# frozen smelt



## jp80911 (Apr 3, 2008)

I finally found some frozen smelts but that damn thing won't sink and my rhoms weren't feeling it.

what can I do to make them sink? do I have to gut them?


----------



## db04ph (Jan 27, 2009)

i would think so, cause there is air inside, smelt at my stores already sold gutted
elong loves it but it stinks so bad


----------



## khmerboiRED (Jul 15, 2008)

Well ocassionally mines for some odd reason won't sink either. And they're already gutted. Try thawing them out first.


----------



## robert69 (Jul 16, 2005)

I always thaw Smelt out first. Then I take a knife and poke a hole in the stomach area to pop the air sack(not sure what it's actually called). Once you do this, the smelt will sink immediately. Try popping the air sack first.


----------



## No0dles (Dec 16, 2003)

yeah, pop the air sac even though a lot of smelt i've gotten before it was already popped (that's weird haha) and definitely thaw it out first!


----------



## Blue Flame (Jan 16, 2006)

I always cut it into like 4 or 5 pieces, then feed it to my P's.
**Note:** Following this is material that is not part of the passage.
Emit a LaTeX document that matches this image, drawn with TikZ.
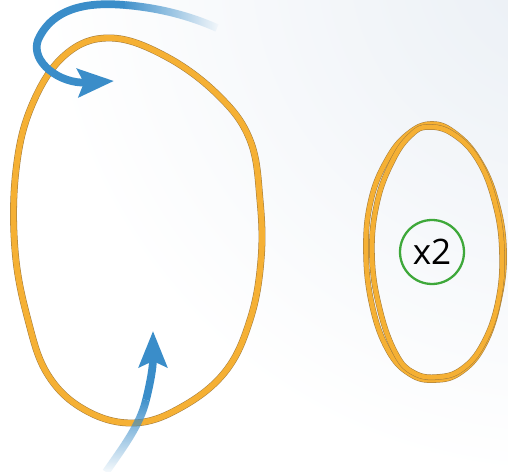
\documentclass[tikz,border=0pt]{standalone}
\usepackage{fontspec}
\setsansfont{Open Sans}
\usetikzlibrary{arrows.meta,fadings}

\definecolor{bandorange}{RGB}{245,176,52}
\definecolor{bandrim}{RGB}{165,125,60}
\definecolor{arrowblue}{RGB}{58,141,201}
\definecolor{bgtint}{RGB}{234,239,245}
\definecolor{ringgreen}{RGB}{62,168,58}

\begin{document}
\begin{tikzpicture}[x=0.02cm,y=-0.02cm,
  band/.style={draw=bandorange,line width=#1,
    preaction={draw=bandrim,line width=#1+0.6pt}},
  band/.default=3.3pt,
  bluestroke/.style={draw=arrowblue,line width=4.4pt},
  bluehead/.style={-{Stealth[length=0.72cm,width=0.56cm,inset=0.12cm]}}]
\useasboundingbox (0,0) rectangle (508,472);
% background
\begin{scope}
  \clip (0,0) rectangle (508,472);
  \fill[white] (0,0) rectangle (508,472);
  \shade[inner color=bgtint,outer color=white] (560,-40) circle (520);
\end{scope}
% big band
\draw[band] plot[smooth cycle,tension=0.65] coordinates {
  (110,38) (165,56) (218,95) (250,140) (260,200) (261,260) (250,320)
  (225,372) (180,408) (133,423) (85,410) (48,375) (28,320) (15,250)
  (16,170) (32,105) (65,55)};
% small band, two turns
\draw[band=2.6pt] plot[smooth cycle,tension=0.7] coordinates {
  (432,124) (456,134) (479,160) (496,200) (504,250) (499,300) (484,345)
  (461,372) (435,380) (410,374) (388,350) (372,305) (366,250) (371,200)
  (387,160) (408,134)};
\draw[band=2.6pt] plot[smooth cycle,tension=0.7] coordinates {
  (428,127) (453,134) (478,160) (495,203) (502,252) (498,302) (483,344)
  (462,369) (438,377) (414,373) (396,354) (380,310) (372,256) (377,203)
  (393,160) (411,135)};
% counter
\node[circle,draw=ringgreen,line width=1.3pt,inner sep=0pt,minimum size=1.28cm,
  font=\sffamily\fontsize{20}{20}\selectfont] (count) at (432,252) {x2};
% top arrow
\draw[bluestroke,path fading=east] (217,28) .. controls (190,16) and (160,8) .. (125,5);
\draw[bluestroke,bluehead] (125,5) .. controls (100,3) and (55,2) .. (38,40)
  .. controls (30,62) and (60,84) .. (114,81);
% bottom arrow
\draw[bluestroke,path fading=south] (106,472) .. controls (124,446) and (140,425) .. (146,400);
\draw[bluestroke,bluehead] (146,400) .. controls (150,384) and (153,368) .. (153,331);
\end{tikzpicture}
\end{document}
No problems then. Now pollock always floats for me, and I hate feeding it to my P's.


----------



## the_w8 (Jul 28, 2003)

I believe its the swim bladder...Once you pop it or remove it'll sink...My frozen smelt are gutted so they ALWAYS sink....The only downside is smelt does smell like a broad that has a nasty squish mitten.


----------



## jp80911 (Apr 3, 2008)

yea i figured that's what I needed to do so I did it yesterday, so far only my blue ate part of it, the head and tail) the other just left it alone. it doesn't smell too bad but does leave some kind of oil film on the water surface in one of my tank.


----------



## notaverage (Sep 10, 2005)

I do not use smelt...stinks way to bad...but when I did use it I never had the problem as it was gutted.
I'm sure if you slice it up the middle and clean it out you wont have the problem.


----------



## the_w8 (Jul 28, 2003)

Most should come pre gutted....They do smell, but I always clean up after feeding smelt 5 mins or so after.


----------